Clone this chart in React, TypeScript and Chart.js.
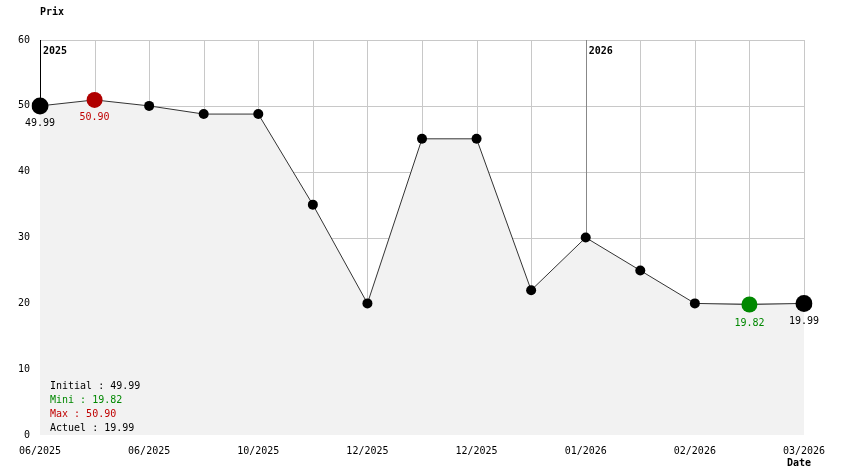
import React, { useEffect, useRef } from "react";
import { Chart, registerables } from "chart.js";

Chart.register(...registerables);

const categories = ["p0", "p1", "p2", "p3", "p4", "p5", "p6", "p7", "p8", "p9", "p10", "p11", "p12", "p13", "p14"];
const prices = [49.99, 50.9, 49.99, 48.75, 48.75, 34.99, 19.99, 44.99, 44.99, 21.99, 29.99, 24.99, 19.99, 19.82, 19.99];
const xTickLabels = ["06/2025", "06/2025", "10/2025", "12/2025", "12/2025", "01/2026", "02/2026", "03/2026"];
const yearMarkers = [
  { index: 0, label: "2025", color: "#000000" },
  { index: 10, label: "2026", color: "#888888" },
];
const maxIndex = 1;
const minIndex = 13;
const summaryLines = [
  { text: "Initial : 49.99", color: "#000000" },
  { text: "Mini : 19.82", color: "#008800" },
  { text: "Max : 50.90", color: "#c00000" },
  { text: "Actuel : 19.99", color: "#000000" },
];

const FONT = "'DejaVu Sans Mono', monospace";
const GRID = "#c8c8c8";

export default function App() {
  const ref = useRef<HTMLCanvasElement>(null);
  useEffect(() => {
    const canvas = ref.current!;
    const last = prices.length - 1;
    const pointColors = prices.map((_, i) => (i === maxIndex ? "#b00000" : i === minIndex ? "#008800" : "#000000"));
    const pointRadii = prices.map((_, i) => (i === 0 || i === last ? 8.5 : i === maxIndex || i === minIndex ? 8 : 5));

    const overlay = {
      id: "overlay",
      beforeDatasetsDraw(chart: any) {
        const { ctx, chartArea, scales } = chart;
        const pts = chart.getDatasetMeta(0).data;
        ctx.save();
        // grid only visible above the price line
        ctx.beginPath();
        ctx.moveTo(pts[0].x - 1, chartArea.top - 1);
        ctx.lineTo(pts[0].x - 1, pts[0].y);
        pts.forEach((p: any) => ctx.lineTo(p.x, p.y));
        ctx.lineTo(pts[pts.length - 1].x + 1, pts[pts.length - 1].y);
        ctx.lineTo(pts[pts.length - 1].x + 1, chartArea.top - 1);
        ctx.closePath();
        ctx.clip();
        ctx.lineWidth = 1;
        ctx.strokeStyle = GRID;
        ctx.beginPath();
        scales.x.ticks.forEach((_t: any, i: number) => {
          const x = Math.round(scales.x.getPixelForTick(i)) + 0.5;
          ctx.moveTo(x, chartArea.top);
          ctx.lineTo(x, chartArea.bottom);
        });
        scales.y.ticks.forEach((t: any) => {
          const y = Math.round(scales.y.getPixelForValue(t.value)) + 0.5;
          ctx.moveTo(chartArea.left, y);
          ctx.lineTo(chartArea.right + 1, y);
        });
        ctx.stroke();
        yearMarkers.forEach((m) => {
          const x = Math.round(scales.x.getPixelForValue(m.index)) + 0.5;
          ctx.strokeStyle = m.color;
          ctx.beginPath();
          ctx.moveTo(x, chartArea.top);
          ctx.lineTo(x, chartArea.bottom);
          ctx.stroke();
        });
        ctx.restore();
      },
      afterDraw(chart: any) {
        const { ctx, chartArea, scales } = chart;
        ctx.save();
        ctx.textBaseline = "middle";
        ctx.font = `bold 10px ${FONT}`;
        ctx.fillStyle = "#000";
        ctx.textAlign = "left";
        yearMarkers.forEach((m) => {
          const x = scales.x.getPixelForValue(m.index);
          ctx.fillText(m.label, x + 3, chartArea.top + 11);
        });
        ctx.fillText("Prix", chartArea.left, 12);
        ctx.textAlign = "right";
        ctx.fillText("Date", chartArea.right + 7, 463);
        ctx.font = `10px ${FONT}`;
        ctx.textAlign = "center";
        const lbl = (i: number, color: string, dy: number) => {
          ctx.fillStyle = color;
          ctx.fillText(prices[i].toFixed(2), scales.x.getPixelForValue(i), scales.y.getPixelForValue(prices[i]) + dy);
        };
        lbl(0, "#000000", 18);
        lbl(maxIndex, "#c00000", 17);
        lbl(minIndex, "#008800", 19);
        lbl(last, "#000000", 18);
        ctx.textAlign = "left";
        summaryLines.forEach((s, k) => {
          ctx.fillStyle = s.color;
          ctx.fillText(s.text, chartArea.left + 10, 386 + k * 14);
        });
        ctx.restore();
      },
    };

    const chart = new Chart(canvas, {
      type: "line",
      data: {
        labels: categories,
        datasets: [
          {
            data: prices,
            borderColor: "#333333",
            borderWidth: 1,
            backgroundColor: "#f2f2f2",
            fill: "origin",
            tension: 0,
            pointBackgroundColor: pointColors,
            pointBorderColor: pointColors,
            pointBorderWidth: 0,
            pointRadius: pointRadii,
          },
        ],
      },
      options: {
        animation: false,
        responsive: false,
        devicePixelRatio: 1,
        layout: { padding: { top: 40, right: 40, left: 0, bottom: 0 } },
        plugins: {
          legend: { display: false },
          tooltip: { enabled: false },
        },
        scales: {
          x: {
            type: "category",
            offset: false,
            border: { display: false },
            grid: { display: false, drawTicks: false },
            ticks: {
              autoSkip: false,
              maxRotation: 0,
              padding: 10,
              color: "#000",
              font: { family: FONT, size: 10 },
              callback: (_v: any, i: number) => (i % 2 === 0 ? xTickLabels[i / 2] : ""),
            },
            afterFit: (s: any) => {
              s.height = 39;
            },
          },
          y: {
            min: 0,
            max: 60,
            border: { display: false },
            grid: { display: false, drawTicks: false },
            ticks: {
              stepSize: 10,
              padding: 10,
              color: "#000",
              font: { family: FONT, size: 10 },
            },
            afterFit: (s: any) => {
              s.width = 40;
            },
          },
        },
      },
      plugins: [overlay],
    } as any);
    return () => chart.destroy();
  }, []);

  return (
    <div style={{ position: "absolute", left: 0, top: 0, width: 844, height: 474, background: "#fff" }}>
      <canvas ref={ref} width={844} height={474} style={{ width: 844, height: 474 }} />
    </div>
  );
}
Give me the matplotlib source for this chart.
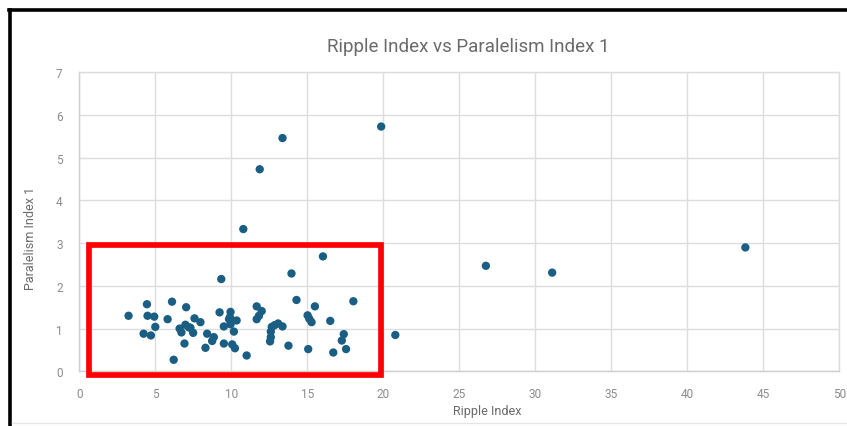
..............................
→ PROBLEM STATEMENT
Please return, exactly as written, the lines from the first line of the records above through the line containing "Chart.register(...registerables);", both included, leaving out any pictures.

→ OUTPUT OF THE TASK
Clone this chart in React, TypeScript and Chart.js.
import React, { useEffect, useRef } from "react";
import { Chart, registerables } from "chart.js";

Chart.register(...registerables);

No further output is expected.